Voici l’intégration de son discours intexto.
C’est pour moi un insigne honneur de prononcer cette conférence inaugurale sur le dialogue intergénérationnel à l’Occasion de la SENAFET édition 2020. Y’a-t-il meilleure opportunité que la Semaine Nationale de la Femme Tchadienne pour parler du dialogue intergénérationnel quand on sait le rôle clé que joue la femme dans la famille ? Certes l’homme est le père de la famille mais c’est la femme qui est le pilier de cette famille !
Excellence Mme la Première Dame, Chers participants, Mesdames et Messieurs
L’objectif principal de ce dialogue intergénérationnel est la sensibilisation des étudiants et des jeunes issus des Organisations de la Société Civile, de l’administration publique et de la sphère politique sur le concept genre, l’égalité Homme-Femme, en termes de droit ainsi que sur la nécessité d’instaurer un dialogue entre les générations.
Dans nos sociétés traditionnelles, la génération peut être définie comme le condensé graduel de la totalité de la chaine des savoirs et des savoir-faire acquise par l’initiation comme le yondo ou l’éducation par les anciens, dans la plupart des sociétés tchadiennes.

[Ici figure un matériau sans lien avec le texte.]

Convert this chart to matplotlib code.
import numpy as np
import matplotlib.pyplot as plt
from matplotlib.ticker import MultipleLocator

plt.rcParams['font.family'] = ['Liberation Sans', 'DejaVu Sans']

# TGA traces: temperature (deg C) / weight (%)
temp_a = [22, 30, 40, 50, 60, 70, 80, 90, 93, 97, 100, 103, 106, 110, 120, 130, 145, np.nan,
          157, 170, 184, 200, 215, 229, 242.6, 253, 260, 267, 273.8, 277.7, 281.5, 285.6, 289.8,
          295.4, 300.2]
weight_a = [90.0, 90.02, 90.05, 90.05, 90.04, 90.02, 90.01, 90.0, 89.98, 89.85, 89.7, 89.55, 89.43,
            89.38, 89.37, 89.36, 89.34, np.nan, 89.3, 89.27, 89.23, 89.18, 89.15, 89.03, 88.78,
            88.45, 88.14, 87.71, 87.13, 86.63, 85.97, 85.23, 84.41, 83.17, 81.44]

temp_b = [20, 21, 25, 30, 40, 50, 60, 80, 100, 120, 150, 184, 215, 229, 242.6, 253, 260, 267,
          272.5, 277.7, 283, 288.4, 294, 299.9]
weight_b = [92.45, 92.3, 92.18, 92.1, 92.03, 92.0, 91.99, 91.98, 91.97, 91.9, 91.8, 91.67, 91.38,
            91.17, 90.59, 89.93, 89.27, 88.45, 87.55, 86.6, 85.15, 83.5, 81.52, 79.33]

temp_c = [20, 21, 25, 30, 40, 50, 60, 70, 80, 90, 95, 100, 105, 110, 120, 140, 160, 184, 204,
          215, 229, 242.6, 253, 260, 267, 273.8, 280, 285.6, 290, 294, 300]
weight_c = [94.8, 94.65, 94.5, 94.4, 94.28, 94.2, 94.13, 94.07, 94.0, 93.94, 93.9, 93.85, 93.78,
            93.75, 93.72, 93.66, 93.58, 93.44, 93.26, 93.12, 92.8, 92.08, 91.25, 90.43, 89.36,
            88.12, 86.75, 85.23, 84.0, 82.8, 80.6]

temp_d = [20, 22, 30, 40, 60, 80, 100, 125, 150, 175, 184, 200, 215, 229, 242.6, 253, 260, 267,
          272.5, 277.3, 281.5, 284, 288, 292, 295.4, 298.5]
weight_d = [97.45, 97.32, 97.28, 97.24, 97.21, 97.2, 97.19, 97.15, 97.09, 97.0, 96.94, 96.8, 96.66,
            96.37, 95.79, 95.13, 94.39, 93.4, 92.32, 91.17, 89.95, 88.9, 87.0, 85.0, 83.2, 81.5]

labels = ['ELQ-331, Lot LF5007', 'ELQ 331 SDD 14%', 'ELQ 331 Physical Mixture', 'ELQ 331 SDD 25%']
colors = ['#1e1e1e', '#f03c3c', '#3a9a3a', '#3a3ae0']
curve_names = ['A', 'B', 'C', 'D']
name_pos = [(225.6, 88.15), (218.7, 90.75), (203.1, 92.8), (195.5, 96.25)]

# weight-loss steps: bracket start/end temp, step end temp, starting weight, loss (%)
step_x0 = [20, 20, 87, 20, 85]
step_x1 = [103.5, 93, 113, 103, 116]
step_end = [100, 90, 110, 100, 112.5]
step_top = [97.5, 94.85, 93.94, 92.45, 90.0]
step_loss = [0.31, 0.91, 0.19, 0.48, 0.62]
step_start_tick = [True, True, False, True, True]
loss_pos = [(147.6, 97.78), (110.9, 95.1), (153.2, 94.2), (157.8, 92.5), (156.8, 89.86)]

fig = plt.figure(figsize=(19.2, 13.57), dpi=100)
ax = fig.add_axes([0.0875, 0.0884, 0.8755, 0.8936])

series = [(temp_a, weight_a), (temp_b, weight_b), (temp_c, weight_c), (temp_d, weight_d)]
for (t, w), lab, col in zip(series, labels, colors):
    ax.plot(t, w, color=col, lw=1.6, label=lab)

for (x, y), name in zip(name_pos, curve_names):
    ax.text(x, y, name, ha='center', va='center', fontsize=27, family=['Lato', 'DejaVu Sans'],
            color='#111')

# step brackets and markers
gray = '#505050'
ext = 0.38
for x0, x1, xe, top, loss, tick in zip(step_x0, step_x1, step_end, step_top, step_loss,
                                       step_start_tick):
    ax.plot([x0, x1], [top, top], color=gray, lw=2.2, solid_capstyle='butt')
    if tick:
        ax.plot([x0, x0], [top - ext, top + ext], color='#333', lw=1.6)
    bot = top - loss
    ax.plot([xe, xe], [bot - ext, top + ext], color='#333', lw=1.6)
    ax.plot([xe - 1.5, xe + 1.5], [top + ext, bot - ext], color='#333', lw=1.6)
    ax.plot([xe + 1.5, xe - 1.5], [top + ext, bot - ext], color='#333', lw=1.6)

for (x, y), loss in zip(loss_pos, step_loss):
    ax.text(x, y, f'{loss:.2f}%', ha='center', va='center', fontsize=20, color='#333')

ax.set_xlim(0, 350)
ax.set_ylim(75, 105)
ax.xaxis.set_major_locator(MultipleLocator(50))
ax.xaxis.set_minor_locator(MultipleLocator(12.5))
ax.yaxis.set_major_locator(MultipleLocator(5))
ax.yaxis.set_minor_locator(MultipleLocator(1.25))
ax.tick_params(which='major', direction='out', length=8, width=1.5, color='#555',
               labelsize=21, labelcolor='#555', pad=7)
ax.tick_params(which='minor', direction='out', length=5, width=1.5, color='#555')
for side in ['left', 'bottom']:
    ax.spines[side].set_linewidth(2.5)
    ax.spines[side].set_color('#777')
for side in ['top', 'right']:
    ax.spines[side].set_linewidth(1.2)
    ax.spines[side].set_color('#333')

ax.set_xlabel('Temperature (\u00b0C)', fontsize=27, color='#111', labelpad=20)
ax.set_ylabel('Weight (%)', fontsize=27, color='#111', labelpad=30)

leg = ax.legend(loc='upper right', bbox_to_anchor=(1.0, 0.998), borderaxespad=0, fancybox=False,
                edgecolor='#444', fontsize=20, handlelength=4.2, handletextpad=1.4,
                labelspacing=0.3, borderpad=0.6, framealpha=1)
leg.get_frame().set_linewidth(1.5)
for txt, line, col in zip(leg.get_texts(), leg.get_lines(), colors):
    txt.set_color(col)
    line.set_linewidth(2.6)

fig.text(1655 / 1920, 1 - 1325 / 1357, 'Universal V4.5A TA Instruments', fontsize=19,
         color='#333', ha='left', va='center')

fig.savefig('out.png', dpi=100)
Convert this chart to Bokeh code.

Le passage d’une génération à l’autre relève des critères stricts dont la possession sans faille débouche sur le savoir et le pouvoir communautaire.
Comme vous pouvez le constater, dans notre monde d’aujourd’hui, il n’y a presque plus de mode de transmission des savoirs des anciens vers les jeunes. Les initiations en brousse, les veillées nocturnes pendant lesquelles les anciens initient les jeunes à la vie adulte en leur transmettant des savoirs ancestraux, ont pratiquement disparu.
Avec l’avènement de la démocratie et du multipartisme, on assiste à une déstabilisation du système traditionnel et la transmission du pouvoir ne se fait plus selon les critères traditionnels d’où le conflit générationnel.
Le dialogue intergénérationnel est d’une importance capitale dans toutes les sociétés parce que c’est sur lui que repose l’idée même d’éducation. C’est par ce qu’une société croit que les plus vieux peuvent (et doivent) communiquer des connaissances, des règles de vie, des mœurs, bref, une culture aux plus jeunes qu’elle investit massivement dans un système d’éducation.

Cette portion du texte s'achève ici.